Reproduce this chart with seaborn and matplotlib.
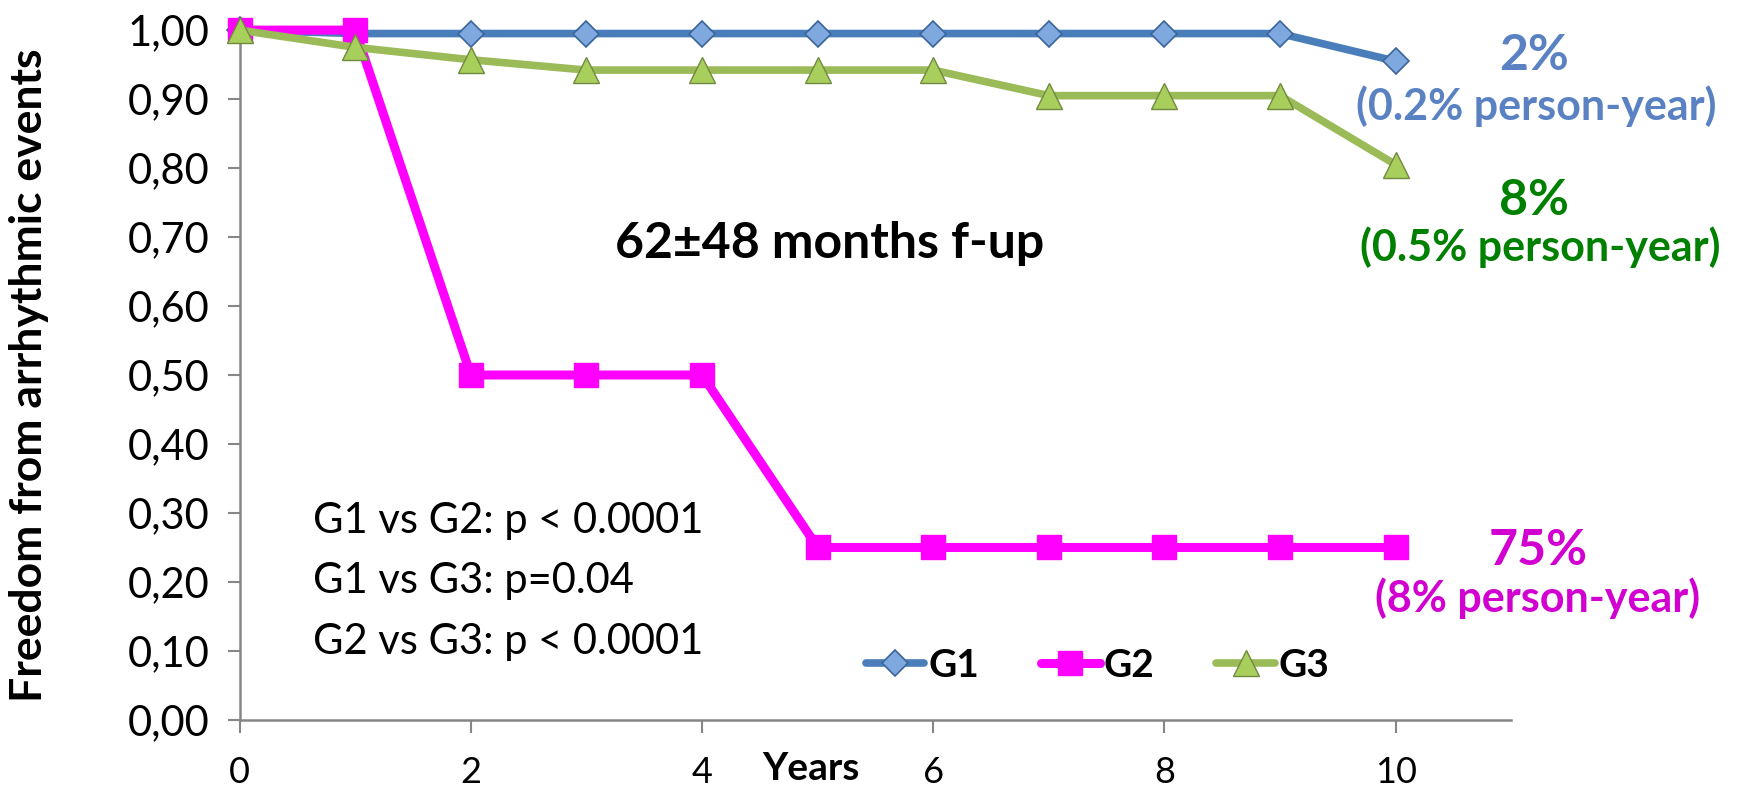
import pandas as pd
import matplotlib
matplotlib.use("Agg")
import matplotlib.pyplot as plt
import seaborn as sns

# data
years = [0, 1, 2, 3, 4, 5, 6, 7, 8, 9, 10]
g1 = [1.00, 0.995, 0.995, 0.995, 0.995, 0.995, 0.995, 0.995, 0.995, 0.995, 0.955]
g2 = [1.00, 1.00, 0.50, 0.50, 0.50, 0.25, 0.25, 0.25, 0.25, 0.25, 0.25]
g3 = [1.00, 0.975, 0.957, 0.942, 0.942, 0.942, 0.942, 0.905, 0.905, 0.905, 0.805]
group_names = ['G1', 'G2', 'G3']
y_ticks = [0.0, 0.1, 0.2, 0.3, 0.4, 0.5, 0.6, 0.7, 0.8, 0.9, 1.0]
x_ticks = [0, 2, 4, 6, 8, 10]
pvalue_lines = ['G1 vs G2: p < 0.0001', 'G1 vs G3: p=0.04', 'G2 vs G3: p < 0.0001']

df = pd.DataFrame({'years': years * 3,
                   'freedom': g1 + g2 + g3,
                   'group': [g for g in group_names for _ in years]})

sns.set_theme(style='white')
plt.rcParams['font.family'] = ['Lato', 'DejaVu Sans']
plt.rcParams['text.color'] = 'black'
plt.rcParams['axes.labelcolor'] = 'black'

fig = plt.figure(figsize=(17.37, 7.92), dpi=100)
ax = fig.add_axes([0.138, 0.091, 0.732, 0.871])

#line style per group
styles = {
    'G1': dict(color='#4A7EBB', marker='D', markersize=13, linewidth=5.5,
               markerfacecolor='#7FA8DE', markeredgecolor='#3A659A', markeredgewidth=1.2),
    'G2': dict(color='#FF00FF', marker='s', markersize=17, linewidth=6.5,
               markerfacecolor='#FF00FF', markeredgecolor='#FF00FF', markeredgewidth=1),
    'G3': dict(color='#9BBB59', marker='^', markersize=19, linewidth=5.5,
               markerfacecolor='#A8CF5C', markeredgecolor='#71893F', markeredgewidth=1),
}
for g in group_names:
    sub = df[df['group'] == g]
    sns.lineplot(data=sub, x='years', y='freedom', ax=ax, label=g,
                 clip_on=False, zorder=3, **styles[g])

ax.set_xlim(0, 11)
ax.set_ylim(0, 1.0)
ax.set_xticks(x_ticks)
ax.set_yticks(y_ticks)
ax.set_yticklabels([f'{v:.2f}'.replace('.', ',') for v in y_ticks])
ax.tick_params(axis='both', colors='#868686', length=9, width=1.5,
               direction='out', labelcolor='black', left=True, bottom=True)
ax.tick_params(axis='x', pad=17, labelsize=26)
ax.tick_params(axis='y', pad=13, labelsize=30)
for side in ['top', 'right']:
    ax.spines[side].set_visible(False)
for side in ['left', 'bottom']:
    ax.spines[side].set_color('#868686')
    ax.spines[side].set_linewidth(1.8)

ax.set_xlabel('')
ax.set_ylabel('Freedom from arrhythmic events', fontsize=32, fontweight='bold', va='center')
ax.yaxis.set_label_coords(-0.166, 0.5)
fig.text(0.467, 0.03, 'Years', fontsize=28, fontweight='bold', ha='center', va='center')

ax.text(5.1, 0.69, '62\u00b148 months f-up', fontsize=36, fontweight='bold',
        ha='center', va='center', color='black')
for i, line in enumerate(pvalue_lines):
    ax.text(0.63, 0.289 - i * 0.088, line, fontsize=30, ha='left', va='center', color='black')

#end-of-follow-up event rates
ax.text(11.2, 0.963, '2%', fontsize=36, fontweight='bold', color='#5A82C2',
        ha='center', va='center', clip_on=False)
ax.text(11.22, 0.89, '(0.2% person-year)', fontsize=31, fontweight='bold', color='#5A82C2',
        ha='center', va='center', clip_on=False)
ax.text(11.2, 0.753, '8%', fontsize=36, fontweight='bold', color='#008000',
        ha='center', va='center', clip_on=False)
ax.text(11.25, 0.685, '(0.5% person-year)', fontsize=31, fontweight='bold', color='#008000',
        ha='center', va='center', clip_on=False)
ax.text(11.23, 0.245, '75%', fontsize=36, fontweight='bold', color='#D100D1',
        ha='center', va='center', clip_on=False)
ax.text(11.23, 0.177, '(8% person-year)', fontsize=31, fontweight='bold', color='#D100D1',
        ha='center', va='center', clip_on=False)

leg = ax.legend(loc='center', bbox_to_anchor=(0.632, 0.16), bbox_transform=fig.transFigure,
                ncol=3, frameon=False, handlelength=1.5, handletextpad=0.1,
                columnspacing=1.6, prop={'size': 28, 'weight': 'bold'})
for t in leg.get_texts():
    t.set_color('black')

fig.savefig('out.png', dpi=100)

□ □ □ □ □ □ □

TASK DIRECTIONS:
Pictures are excluded: retype only the lines from the beginning of the listing above through the line with "ax = fig.add_axes([0.138, 0.091, 0.732, 0.871])", both included.

ANSWER BELOW:
Reproduce this chart with seaborn and matplotlib.
import pandas as pd
import matplotlib
matplotlib.use("Agg")
import matplotlib.pyplot as plt
import seaborn as sns

# data
years = [0, 1, 2, 3, 4, 5, 6, 7, 8, 9, 10]
g1 = [1.00, 0.995, 0.995, 0.995, 0.995, 0.995, 0.995, 0.995, 0.995, 0.995, 0.955]
g2 = [1.00, 1.00, 0.50, 0.50, 0.50, 0.25, 0.25, 0.25, 0.25, 0.25, 0.25]
g3 = [1.00, 0.975, 0.957, 0.942, 0.942, 0.942, 0.942, 0.905, 0.905, 0.905, 0.805]
group_names = ['G1', 'G2', 'G3']
y_ticks = [0.0, 0.1, 0.2, 0.3, 0.4, 0.5, 0.6, 0.7, 0.8, 0.9, 1.0]
x_ticks = [0, 2, 4, 6, 8, 10]
pvalue_lines = ['G1 vs G2: p < 0.0001', 'G1 vs G3: p=0.04', 'G2 vs G3: p < 0.0001']

df = pd.DataFrame({'years': years * 3,
                   'freedom': g1 + g2 + g3,
                   'group': [g for g in group_names for _ in years]})

sns.set_theme(style='white')
plt.rcParams['font.family'] = ['Lato', 'DejaVu Sans']
plt.rcParams['text.color'] = 'black'
plt.rcParams['axes.labelcolor'] = 'black'

fig = plt.figure(figsize=(17.37, 7.92), dpi=100)
ax = fig.add_axes([0.138, 0.091, 0.732, 0.871])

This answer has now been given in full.